Rising sea waters have almost submerged a tiny island in the Bay of Bengal that is at the centre of a territorial dispute between India and Bangladesh, news reports said Thursday.
Recent satellite imagery has confirmed that the uninhabited island, known as South Talpatti in Bangladesh and New Moore Island or Purbasha in India, had virtually disappeared, the PTI news agency quoted scientists at Jadavpur University in Kolkata as saying.
Most of the estuarine islands located at the confluence of the Ichhamati and Rai Mangal rivers had disappeared because of rising sea levels, coastal erosion and a spate of cyclones partly caused by global warming, the scientists at the university’s School for Oceanographic Studies said.
PTI quoted sources at the school as saying:
“Satellite images have confirmed that about 90 per cent of the island, about 3 kilometres long and 3.5 kilometres wide, has submerged,”
A study team from the university would be visiting the remaining part of the island to physically assess the situation, they said.
The scientists said several other islands in the region faced a similar fate.
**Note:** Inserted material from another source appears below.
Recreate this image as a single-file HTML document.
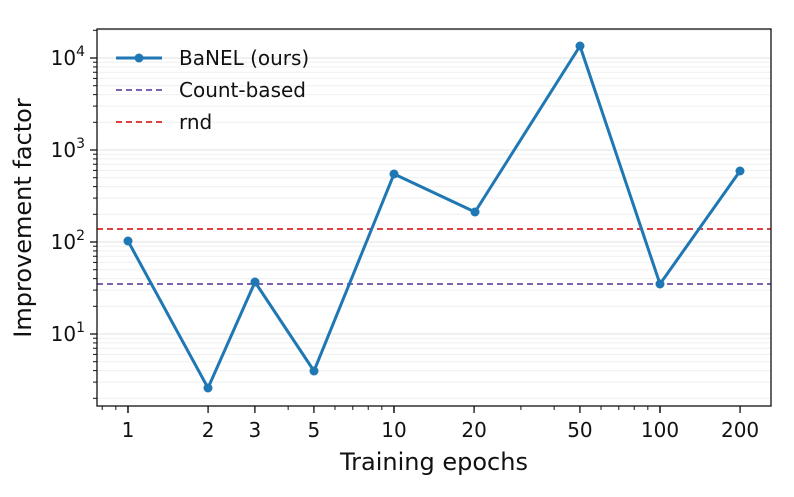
<!DOCTYPE html>
<html><head><style>body{margin:0;background:#fff}svg{display:block}text{font-family:"DejaVu Sans","Liberation Sans",sans-serif;fill:#111}</style></head>
<body>
<svg id="s" width="794" height="497" xmlns="http://www.w3.org/2000/svg"></svg>
<script>
const s=document.getElementById('s');let h='';
const X=v=>128+266*Math.log10(v), Y=v=>334-92*(Math.log10(v)-1);
const L=97,R=771,T=29,B=406;
for(let e=0;e<=4;e++)for(let m=1;m<10;m++){const v=m*Math.pow(10,e);const y=Y(v);if(y<T||y>B)continue;
 h+=`<line x1="${L}" x2="${R}" y1="${y}" y2="${y}" stroke="${m==1?'#e0e0e0':'#efefef'}" stroke-width="1"/>`;
 h+=`<line x1="${L}" x2="${L-(m==1?7:4)}" y1="${y}" y2="${y}" stroke="#111" stroke-width="${m==1?1.3:1}"/>`;
 if(m==1&&e>=1)h+=`<text x="${L-12}" y="${y+7}" font-size="20" text-anchor="end">10<tspan dy="-9" font-size="14">${e}</tspan></text>`;}
for(let e=-1;e<=2;e++)for(let m=1;m<10;m++){const v=m*Math.pow(10,e);const x=X(v);if(x<L||x>R)continue;
 h+=`<line x1="${x}" x2="${x}" y1="${B}" y2="${B+(m==1?7:4)}" stroke="#111" stroke-width="${m==1?1.3:1}"/>`;}
[1,2,3,5,10,20,50,100,200].forEach(v=>{h+=`<line x1="${X(v)}" x2="${X(v)}" y1="${B}" y2="${B+7}" stroke="#111" stroke-width="1.3"/><text x="${X(v)}" y="${B+31}" font-size="20" text-anchor="middle">${v}</text>`});
h+=`<line x1="${L}" x2="${R}" y1="229" y2="229" stroke="#d62728" stroke-width="1.8" stroke-dasharray="6,4"/>`;
h+=`<line x1="${L}" x2="${R}" y1="284" y2="284" stroke="#6a4fa8" stroke-width="1.8" stroke-dasharray="6,4"/>`;
const pts=[[128,241],[208,388],[255,282],[314,371],[394,174],[475,212],[580,46],[660,284],[740,171]];
h+=`<polyline points="${pts.map(p=>p.join(',')).join(' ')}" fill="none" stroke="#1f77b4" stroke-width="3" stroke-linejoin="round"/>`;
pts.forEach(p=>h+=`<circle cx="${p[0]}" cy="${p[1]}" r="4.5" fill="#1f77b4"/>`);
h+=`<rect x="${L}" y="${T}" width="${R-L}" height="${B-T}" fill="none" stroke="#111" stroke-width="1.3"/>`;
h+=`<line x1="116" x2="162" y1="58" y2="58" stroke="#1f77b4" stroke-width="3"/><circle cx="139" cy="58" r="4.5" fill="#1f77b4"/><text x="179" y="65" font-size="20">BaNEL (ours)</text>`;
h+=`<line x1="116" x2="162" y1="90" y2="90" stroke="#6a4fa8" stroke-width="1.8" stroke-dasharray="6,4"/><text x="179" y="97" font-size="20">Count-based</text>`;
h+=`<line x1="116" x2="162" y1="122" y2="122" stroke="#d62728" stroke-width="1.8" stroke-dasharray="6,4"/><text x="179" y="129" font-size="20">rnd</text>`;
h+=`<text x="434" y="470" font-size="24" text-anchor="middle">Training epochs</text>`;
h+=`<text transform="translate(31,218) rotate(-90)" font-size="24" text-anchor="middle">Improvement factor</text>`;
s.innerHTML=h;
</script>
</body></html>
New Moore Island was first noticed in the early 1970s and both Bangladesh and India laid claim to it.
“Decades of negotiations between the two countries could not resolve the dispute,”
Sugata Hazra, director of the School for Oceanographic Studies, was quoted as saying by the Telegraph newspaper.
“Climate change has obliterated the very source of it.”
Hazra said local fishermen had confirmed that the island had been submerged with parts of it emerging for short periods at low tide.